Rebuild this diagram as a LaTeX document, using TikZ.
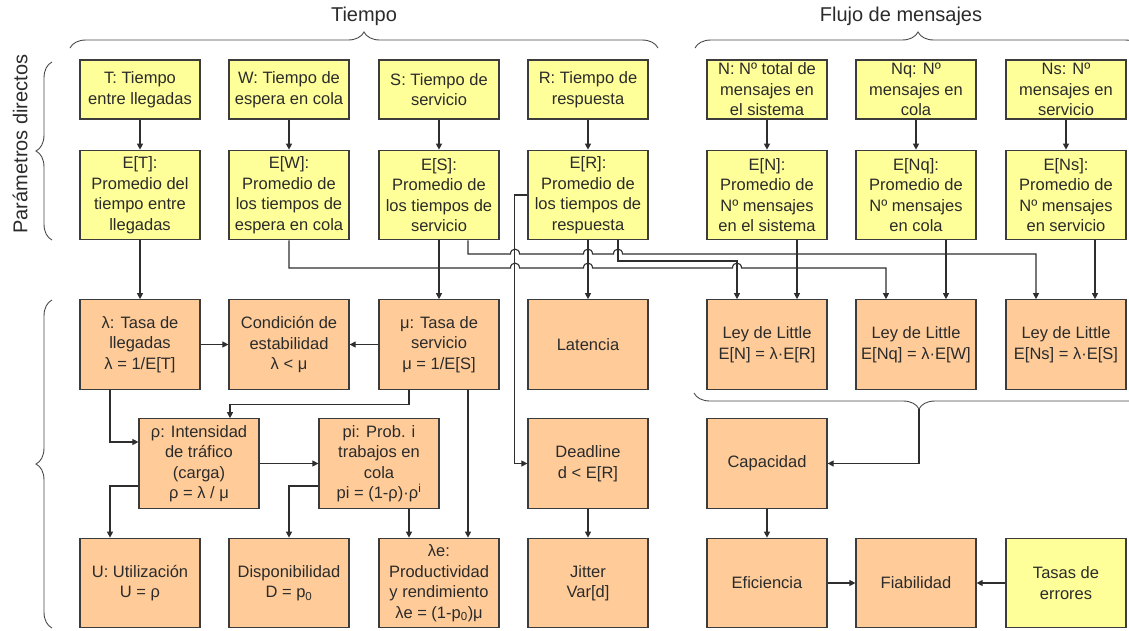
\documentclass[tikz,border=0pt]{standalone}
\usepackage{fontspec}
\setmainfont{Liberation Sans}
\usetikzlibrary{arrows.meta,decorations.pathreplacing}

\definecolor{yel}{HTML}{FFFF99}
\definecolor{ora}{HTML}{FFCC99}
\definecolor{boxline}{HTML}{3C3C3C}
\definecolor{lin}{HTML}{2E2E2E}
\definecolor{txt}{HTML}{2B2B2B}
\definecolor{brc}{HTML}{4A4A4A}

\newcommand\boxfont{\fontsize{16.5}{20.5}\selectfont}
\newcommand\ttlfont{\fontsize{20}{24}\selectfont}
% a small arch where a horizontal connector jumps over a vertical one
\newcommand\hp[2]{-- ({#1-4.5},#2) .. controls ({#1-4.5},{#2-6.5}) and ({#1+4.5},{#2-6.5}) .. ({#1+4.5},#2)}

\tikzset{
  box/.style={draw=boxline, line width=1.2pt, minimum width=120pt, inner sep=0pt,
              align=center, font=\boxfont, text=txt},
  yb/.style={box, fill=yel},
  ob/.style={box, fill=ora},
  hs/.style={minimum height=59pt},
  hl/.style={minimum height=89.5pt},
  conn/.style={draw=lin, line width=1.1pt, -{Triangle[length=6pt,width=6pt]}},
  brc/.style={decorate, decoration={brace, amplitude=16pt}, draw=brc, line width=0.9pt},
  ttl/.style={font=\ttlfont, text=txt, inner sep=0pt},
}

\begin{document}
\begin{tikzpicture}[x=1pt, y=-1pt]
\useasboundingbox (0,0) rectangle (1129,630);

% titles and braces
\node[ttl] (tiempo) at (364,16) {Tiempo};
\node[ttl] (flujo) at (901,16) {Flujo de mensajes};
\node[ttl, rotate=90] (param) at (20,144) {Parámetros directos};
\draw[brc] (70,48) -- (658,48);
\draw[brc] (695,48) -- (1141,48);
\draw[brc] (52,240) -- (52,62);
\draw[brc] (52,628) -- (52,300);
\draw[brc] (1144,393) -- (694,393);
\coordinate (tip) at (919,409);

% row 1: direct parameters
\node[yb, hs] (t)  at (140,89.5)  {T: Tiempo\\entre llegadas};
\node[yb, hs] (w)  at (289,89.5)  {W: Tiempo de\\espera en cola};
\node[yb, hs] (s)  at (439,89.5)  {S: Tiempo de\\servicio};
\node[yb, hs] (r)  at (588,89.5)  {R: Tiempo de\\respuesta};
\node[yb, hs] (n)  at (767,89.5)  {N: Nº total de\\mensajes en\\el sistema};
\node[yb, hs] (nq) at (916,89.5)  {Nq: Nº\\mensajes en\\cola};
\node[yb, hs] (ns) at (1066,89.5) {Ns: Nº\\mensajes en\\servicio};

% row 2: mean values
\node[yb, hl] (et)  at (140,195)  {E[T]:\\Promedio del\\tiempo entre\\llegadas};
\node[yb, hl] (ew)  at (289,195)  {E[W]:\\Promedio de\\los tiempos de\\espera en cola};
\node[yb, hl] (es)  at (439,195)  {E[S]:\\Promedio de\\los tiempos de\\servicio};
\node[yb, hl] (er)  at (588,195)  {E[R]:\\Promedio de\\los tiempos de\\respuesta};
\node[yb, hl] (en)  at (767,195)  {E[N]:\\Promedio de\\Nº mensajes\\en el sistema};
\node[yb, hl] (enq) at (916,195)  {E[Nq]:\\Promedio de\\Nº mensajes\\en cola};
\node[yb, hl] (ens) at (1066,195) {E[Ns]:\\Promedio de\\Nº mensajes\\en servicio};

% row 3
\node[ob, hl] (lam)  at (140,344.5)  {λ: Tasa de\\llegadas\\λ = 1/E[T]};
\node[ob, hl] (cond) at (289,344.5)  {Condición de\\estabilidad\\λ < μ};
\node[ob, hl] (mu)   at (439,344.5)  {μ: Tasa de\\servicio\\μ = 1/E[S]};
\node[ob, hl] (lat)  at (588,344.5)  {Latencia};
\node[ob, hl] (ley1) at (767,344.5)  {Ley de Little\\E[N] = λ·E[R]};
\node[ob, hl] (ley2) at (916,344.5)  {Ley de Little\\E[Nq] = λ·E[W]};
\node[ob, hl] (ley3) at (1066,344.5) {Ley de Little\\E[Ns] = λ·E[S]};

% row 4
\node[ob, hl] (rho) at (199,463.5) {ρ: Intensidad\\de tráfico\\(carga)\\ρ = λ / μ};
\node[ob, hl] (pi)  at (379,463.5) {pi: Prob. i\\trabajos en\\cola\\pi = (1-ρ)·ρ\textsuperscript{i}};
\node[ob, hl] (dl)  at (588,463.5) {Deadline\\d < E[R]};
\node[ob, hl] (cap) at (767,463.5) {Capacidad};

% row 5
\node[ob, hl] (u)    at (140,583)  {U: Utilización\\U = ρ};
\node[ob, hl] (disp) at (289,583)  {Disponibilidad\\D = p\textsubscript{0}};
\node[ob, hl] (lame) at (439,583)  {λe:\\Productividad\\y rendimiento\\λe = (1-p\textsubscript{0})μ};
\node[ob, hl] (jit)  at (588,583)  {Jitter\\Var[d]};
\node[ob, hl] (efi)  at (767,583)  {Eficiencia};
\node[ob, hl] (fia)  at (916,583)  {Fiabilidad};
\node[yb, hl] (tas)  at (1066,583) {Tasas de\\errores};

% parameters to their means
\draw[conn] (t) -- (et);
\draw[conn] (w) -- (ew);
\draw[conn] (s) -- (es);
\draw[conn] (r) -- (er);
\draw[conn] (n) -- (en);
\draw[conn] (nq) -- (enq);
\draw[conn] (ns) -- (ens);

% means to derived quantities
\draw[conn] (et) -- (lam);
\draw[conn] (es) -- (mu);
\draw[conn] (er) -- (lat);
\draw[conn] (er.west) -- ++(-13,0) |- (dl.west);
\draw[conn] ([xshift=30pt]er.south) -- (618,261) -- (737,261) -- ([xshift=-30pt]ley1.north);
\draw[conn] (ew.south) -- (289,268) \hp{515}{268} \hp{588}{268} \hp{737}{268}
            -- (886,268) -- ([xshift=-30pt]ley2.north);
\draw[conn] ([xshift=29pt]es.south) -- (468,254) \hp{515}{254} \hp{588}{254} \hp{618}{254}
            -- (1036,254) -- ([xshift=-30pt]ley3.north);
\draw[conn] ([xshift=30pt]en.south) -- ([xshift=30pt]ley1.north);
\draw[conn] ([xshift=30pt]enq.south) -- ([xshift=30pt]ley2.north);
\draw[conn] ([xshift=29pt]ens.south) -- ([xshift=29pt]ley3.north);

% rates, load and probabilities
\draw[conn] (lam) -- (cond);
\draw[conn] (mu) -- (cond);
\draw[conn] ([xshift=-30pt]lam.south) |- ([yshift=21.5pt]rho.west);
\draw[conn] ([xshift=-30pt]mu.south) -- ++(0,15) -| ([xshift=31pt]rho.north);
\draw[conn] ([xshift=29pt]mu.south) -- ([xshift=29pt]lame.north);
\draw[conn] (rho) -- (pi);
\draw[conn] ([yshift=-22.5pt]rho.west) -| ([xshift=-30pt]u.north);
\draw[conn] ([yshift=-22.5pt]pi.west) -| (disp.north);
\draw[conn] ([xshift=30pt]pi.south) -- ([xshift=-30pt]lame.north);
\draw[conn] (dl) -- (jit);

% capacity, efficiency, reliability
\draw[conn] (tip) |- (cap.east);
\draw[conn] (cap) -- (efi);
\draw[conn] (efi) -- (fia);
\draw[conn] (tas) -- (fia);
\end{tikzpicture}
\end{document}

********************

__Problem description__. Reproduce the material above in full, exactly, with no images.

__Reply__.
Rebuild this diagram as a LaTeX document, using TikZ.
\documentclass[tikz,border=0pt]{standalone}
\usepackage{fontspec}
\setmainfont{Liberation Sans}
\usetikzlibrary{arrows.meta,decorations.pathreplacing}

\definecolor{yel}{HTML}{FFFF99}
\definecolor{ora}{HTML}{FFCC99}
\definecolor{boxline}{HTML}{3C3C3C}
\definecolor{lin}{HTML}{2E2E2E}
\definecolor{txt}{HTML}{2B2B2B}
\definecolor{brc}{HTML}{4A4A4A}

\newcommand\boxfont{\fontsize{16.5}{20.5}\selectfont}
\newcommand\ttlfont{\fontsize{20}{24}\selectfont}
% a small arch where a horizontal connector jumps over a vertical one
\newcommand\hp[2]{-- ({#1-4.5},#2) .. controls ({#1-4.5},{#2-6.5}) and ({#1+4.5},{#2-6.5}) .. ({#1+4.5},#2)}

\tikzset{
  box/.style={draw=boxline, line width=1.2pt, minimum width=120pt, inner sep=0pt,
              align=center, font=\boxfont, text=txt},
  yb/.style={box, fill=yel},
  ob/.style={box, fill=ora},
  hs/.style={minimum height=59pt},
  hl/.style={minimum height=89.5pt},
  conn/.style={draw=lin, line width=1.1pt, -{Triangle[length=6pt,width=6pt]}},
  brc/.style={decorate, decoration={brace, amplitude=16pt}, draw=brc, line width=0.9pt},
  ttl/.style={font=\ttlfont, text=txt, inner sep=0pt},
}

\begin{document}
\begin{tikzpicture}[x=1pt, y=-1pt]
\useasboundingbox (0,0) rectangle (1129,630);

% titles and braces
\node[ttl] (tiempo) at (364,16) {Tiempo};
\node[ttl] (flujo) at (901,16) {Flujo de mensajes};
\node[ttl, rotate=90] (param) at (20,144) {Parámetros directos};
\draw[brc] (70,48) -- (658,48);
\draw[brc] (695,48) -- (1141,48);
\draw[brc] (52,240) -- (52,62);
\draw[brc] (52,628) -- (52,300);
\draw[brc] (1144,393) -- (694,393);
\coordinate (tip) at (919,409);

% row 1: direct parameters
\node[yb, hs] (t)  at (140,89.5)  {T: Tiempo\\entre llegadas};
\node[yb, hs] (w)  at (289,89.5)  {W: Tiempo de\\espera en cola};
\node[yb, hs] (s)  at (439,89.5)  {S: Tiempo de\\servicio};
\node[yb, hs] (r)  at (588,89.5)  {R: Tiempo de\\respuesta};
\node[yb, hs] (n)  at (767,89.5)  {N: Nº total de\\mensajes en\\el sistema};
\node[yb, hs] (nq) at (916,89.5)  {Nq: Nº\\mensajes en\\cola};
\node[yb, hs] (ns) at (1066,89.5) {Ns: Nº\\mensajes en\\servicio};

% row 2: mean values
\node[yb, hl] (et)  at (140,195)  {E[T]:\\Promedio del\\tiempo entre\\llegadas};
\node[yb, hl] (ew)  at (289,195)  {E[W]:\\Promedio de\\los tiempos de\\espera en cola};
\node[yb, hl] (es)  at (439,195)  {E[S]:\\Promedio de\\los tiempos de\\servicio};
\node[yb, hl] (er)  at (588,195)  {E[R]:\\Promedio de\\los tiempos de\\respuesta};
\node[yb, hl] (en)  at (767,195)  {E[N]:\\Promedio de\\Nº mensajes\\en el sistema};
\node[yb, hl] (enq) at (916,195)  {E[Nq]:\\Promedio de\\Nº mensajes\\en cola};
\node[yb, hl] (ens) at (1066,195) {E[Ns]:\\Promedio de\\Nº mensajes\\en servicio};

% row 3
\node[ob, hl] (lam)  at (140,344.5)  {λ: Tasa de\\llegadas\\λ = 1/E[T]};
\node[ob, hl] (cond) at (289,344.5)  {Condición de\\estabilidad\\λ < μ};
\node[ob, hl] (mu)   at (439,344.5)  {μ: Tasa de\\servicio\\μ = 1/E[S]};
\node[ob, hl] (lat)  at (588,344.5)  {Latencia};
\node[ob, hl] (ley1) at (767,344.5)  {Ley de Little\\E[N] = λ·E[R]};
\node[ob, hl] (ley2) at (916,344.5)  {Ley de Little\\E[Nq] = λ·E[W]};
\node[ob, hl] (ley3) at (1066,344.5) {Ley de Little\\E[Ns] = λ·E[S]};

% row 4
\node[ob, hl] (rho) at (199,463.5) {ρ: Intensidad\\de tráfico\\(carga)\\ρ = λ / μ};
\node[ob, hl] (pi)  at (379,463.5) {pi: Prob. i\\trabajos en\\cola\\pi = (1-ρ)·ρ\textsuperscript{i}};
\node[ob, hl] (dl)  at (588,463.5) {Deadline\\d < E[R]};
\node[ob, hl] (cap) at (767,463.5) {Capacidad};

% row 5
\node[ob, hl] (u)    at (140,583)  {U: Utilización\\U = ρ};
\node[ob, hl] (disp) at (289,583)  {Disponibilidad\\D = p\textsubscript{0}};
\node[ob, hl] (lame) at (439,583)  {λe:\\Productividad\\y rendimiento\\λe = (1-p\textsubscript{0})μ};
\node[ob, hl] (jit)  at (588,583)  {Jitter\\Var[d]};
\node[ob, hl] (efi)  at (767,583)  {Eficiencia};
\node[ob, hl] (fia)  at (916,583)  {Fiabilidad};
\node[yb, hl] (tas)  at (1066,583) {Tasas de\\errores};

% parameters to their means
\draw[conn] (t) -- (et);
\draw[conn] (w) -- (ew);
\draw[conn] (s) -- (es);
\draw[conn] (r) -- (er);
\draw[conn] (n) -- (en);
\draw[conn] (nq) -- (enq);
\draw[conn] (ns) -- (ens);

% means to derived quantities
\draw[conn] (et) -- (lam);
\draw[conn] (es) -- (mu);
\draw[conn] (er) -- (lat);
\draw[conn] (er.west) -- ++(-13,0) |- (dl.west);
\draw[conn] ([xshift=30pt]er.south) -- (618,261) -- (737,261) -- ([xshift=-30pt]ley1.north);
\draw[conn] (ew.south) -- (289,268) \hp{515}{268} \hp{588}{268} \hp{737}{268}
            -- (886,268) -- ([xshift=-30pt]ley2.north);
\draw[conn] ([xshift=29pt]es.south) -- (468,254) \hp{515}{254} \hp{588}{254} \hp{618}{254}
            -- (1036,254) -- ([xshift=-30pt]ley3.north);
\draw[conn] ([xshift=30pt]en.south) -- ([xshift=30pt]ley1.north);
\draw[conn] ([xshift=30pt]enq.south) -- ([xshift=30pt]ley2.north);
\draw[conn] ([xshift=29pt]ens.south) -- ([xshift=29pt]ley3.north);

% rates, load and probabilities
\draw[conn] (lam) -- (cond);
\draw[conn] (mu) -- (cond);
\draw[conn] ([xshift=-30pt]lam.south) |- ([yshift=21.5pt]rho.west);
\draw[conn] ([xshift=-30pt]mu.south) -- ++(0,15) -| ([xshift=31pt]rho.north);
\draw[conn] ([xshift=29pt]mu.south) -- ([xshift=29pt]lame.north);
\draw[conn] (rho) -- (pi);
\draw[conn] ([yshift=-22.5pt]rho.west) -| ([xshift=-30pt]u.north);
\draw[conn] ([yshift=-22.5pt]pi.west) -| (disp.north);
\draw[conn] ([xshift=30pt]pi.south) -- ([xshift=-30pt]lame.north);
\draw[conn] (dl) -- (jit);

% capacity, efficiency, reliability
\draw[conn] (tip) |- (cap.east);
\draw[conn] (cap) -- (efi);
\draw[conn] (efi) -- (fia);
\draw[conn] (tas) -- (fia);
\end{tikzpicture}
\end{document}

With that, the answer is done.